The first noble truth is the truth of suffering (dukkha), the inherent unsatisfactoriness of existence, revealed in the impermanence, pain, and perpetual incompleteness intrinsic to all forms of life.
This is the noble truth of suffering. Birth is suffering; aging is suffering; sickness is suffering; death is suffering; sorrow, lamentation, pain, grief, and despair are suffering; association with the unpleasant is suffering; separation from the pleasant is suffering; not to get what one wants is suffering; in brief, the five aggregates of clinging are suffering.
The last statement makes a comprehensive claim that calls for some attention. The five aggregates of clinging (pañcupadanakkandha) are a classificatory scheme for understanding the nature of our being. What we are, the Buddha teaches, is a set of five aggregates — material form, feelings, perceptions, mental formations, and consciousness — all connected with clinging.

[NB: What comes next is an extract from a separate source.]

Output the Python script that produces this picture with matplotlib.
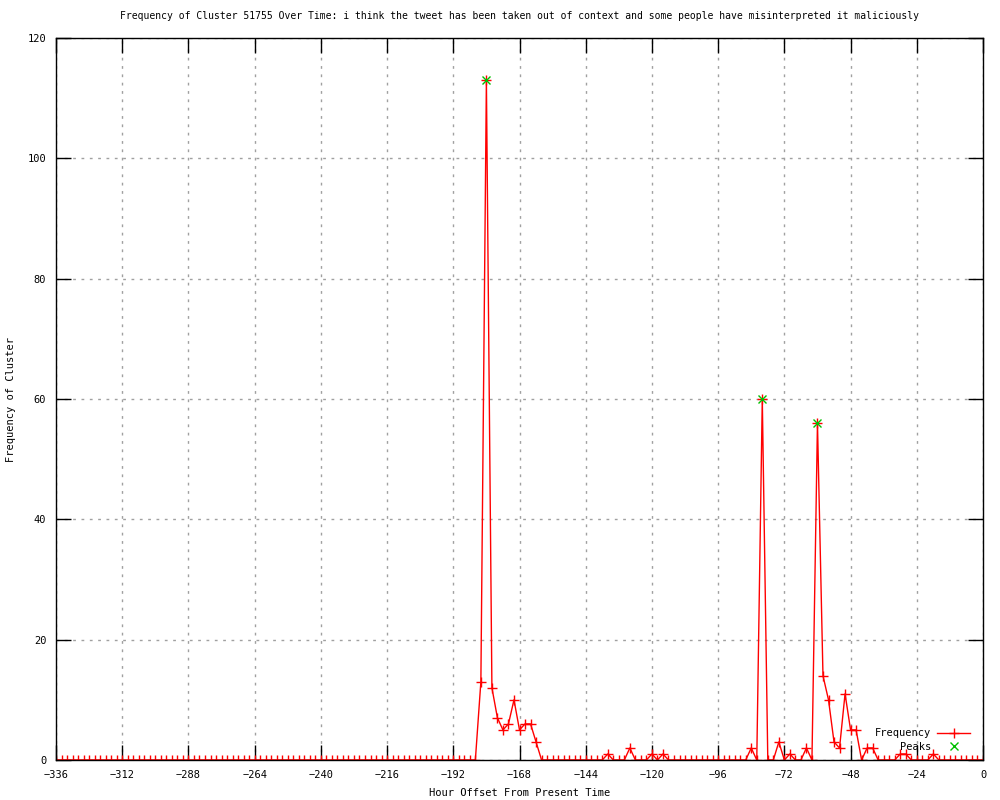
import numpy as np
import matplotlib.pyplot as plt

# hours from -336 to 0, step of 2 hours
hours = list(range(-336, 1, 2))

# nonzero frequencies, everything else is 0
nonzero = {
    -182: 13, -180: 113, -178: 12, -176: 7, -174: 5, -172: 6, -170: 10,
    -168: 5, -166: 6, -164: 6, -162: 3,
    -136: 1, -128: 2, -120: 1, -116: 1,
    -84: 2, -80: 60, -74: 3, -70: 1, -64: 2, -60: 56, -58: 14, -56: 10,
    -54: 3, -52: 2, -50: 11, -48: 5, -46: 5, -42: 2, -40: 2,
    -30: 1, -28: 1, -18: 1,
}
freq = [nonzero.get(h, 0) for h in hours]

peak_hours = [-180, -80, -60]
peak_values = [113, 60, 56]

title = ("Frequency of Cluster 51755 Over Time: i think the tweet has been taken "
         "out of context and some people have misinterpreted it maliciously")

plt.rcParams['font.family'] = ['DejaVu Sans Mono']

fig = plt.figure(figsize=(10, 8), dpi=100)
ax = fig.add_axes([0.056, 0.05, 0.927, 0.9025])

ax.plot(hours, freq, color='red', lw=1, marker='+', markersize=7,
        markeredgewidth=1, label='Frequency')
ax.plot(peak_hours, peak_values, color='#00c000', lw=0, marker='x',
        markersize=6, markeredgewidth=1, label='Peaks')

ax.set_xlim(-336, 0)
ax.set_ylim(0, 120)
ax.set_xticks(range(-336, 1, 24))
ax.set_yticks(range(0, 121, 20))
ax.tick_params(direction='in', length=11, width=1, top=True, right=True,
               labelsize=7.5, pad=7)
ax.grid(True, color='#a0a0a0', linestyle=(0, (2, 4)), lw=1)
for s in ax.spines.values():
    s.set_linewidth(1)

ax.set_title(title, fontsize=7, pad=14)
ax.set_xlabel('Hour Offset From Present Time', fontsize=7.5, labelpad=6)
ax.set_ylabel('Frequency of Cluster', fontsize=7.5, labelpad=8)

ax.legend(loc='lower right', bbox_to_anchor=(0.9965, -0.002), frameon=False,
          markerfirst=False, fontsize=7.5, handlelength=3.2,
          labelspacing=0.35, borderpad=0.4, handletextpad=0.6)

fig.savefig('out.png', dpi=100)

We are the five and the five are us. Whatever we identify with, whatever we hold to as our self, falls within the set of five aggregates. Together these five aggregates generate the whole array of thoughts, emotions, ideas, and dispositions in which we dwell, "our world." Thus the Buddha's declaration that the five aggregates are dukkha in effect brings all experience, our entire existence, into the range of dukkha.
But here the question arises: Why should the Buddha say that the five aggregates are dukkha? The reason he says that the five aggregates are dukkha is that they are impermanent. They change from moment to moment, arise and fall away, without anything substantial behind them persisting through the change. Since the constituent factors of our being are always changing, utterly devoid of a permanent core, there is nothing we can cling to in them as a basis for security. There is only a constantly disintegrating flux which, when clung to in the desire for permanence, brings a plunge into suffering.
The second noble truth points out the cause of dukkha. From the set of defilements which eventuate in suffering, the Buddha singles out craving (tanha) as the dominant and most pervasive cause, "the origin of suffering."
This is the noble truth of the origin of suffering. It is this craving which produces repeated existence, is bound up with delight and lust, and seeks pleasure here and there, namely, craving for sense pleasures, craving for existence, and craving for non-existence.
The third noble truth simply reverses this relationship of origination. If craving is the cause of dukkha, then to be free from dukkha we have to eliminate craving.
Thus the Buddha says:
This is the noble truth of the cessation of suffering. It is the complete fading away and cessation of this craving, its forsaking and abandonment, liberation and detachment from it.
The state of perfect peace that comes when craving is eliminated is Nibbana (nirvana), the unconditioned state experienced while alive with the extinguishing of the flames of greed, aversion, and delusion. The fourth noble truth shows the way to reach the end of dukkha, the way to the realization of Nibbana. That way is the Noble Eightfold Path itself.
The right view of the Four Noble Truths develops in two stages. The first is called the right view that accords with the truths (saccanulomika samma ditthi); the second, the right view that penetrates the truths (saccapativedha samma ditthi). To acquire the right view that accords with the truths requires a clear understanding of their meaning and significance in our lives.
Such an understanding arises first by learning the truths and studying them. Subsequently it is deepened by reflecting upon them in the light of experience until one gains a strong conviction as to their veracity.
But even at this point the truths have not been penetrated, and thus the understanding achieved is still defective, a matter of concept rather than perception. To arrive at the experiential realization of the truths it is necessary to take up the practice of meditation — first to strengthen the capacity for sustained concentration, then to develop insight. Insight arises by contemplating the five aggregates, the factors of existence, in order to discern their real characteristics.
At the climax of such contemplation the mental eye turns away from the conditioned phenomena comprised in the aggregates and shifts its focus to the unconditioned state, Nibbana, which becomes accessible through the deepened faculty of insight. With this shift, when the mind's eye sees Nibbana, there takes place a simultaneous penetration of all Four Noble Truths. By seeing Nibbana, the state beyond dukkha, one gains a perspective from which to view the five aggregates and see that they are dukkha simply because they are conditioned, subject to ceaseless change. At the same moment Nibbana is realized, craving stops; the understanding then dawns that craving is the true origin of dukkha.
When Nibbana is seen, it is realized to be the state of peace, free from the turmoil of becoming. And because this experience has been reached by practicing the Noble Eightfold Path, one knows for oneself that the Noble Eightfold Path is truly the way to the end of dukkha.
This right view that penetrates the Four Noble Truths comes at the end of the path, not at the beginning. We have to start with the right view conforming to the truths, acquired through learning and fortified through reflection. This view inspires us to take up the practice, to embark on the threefold training in moral discipline, concentration, and wisdom. When the training matures, the eye of wisdom opens by itself, penetrating the truths and freeing the mind from bondage.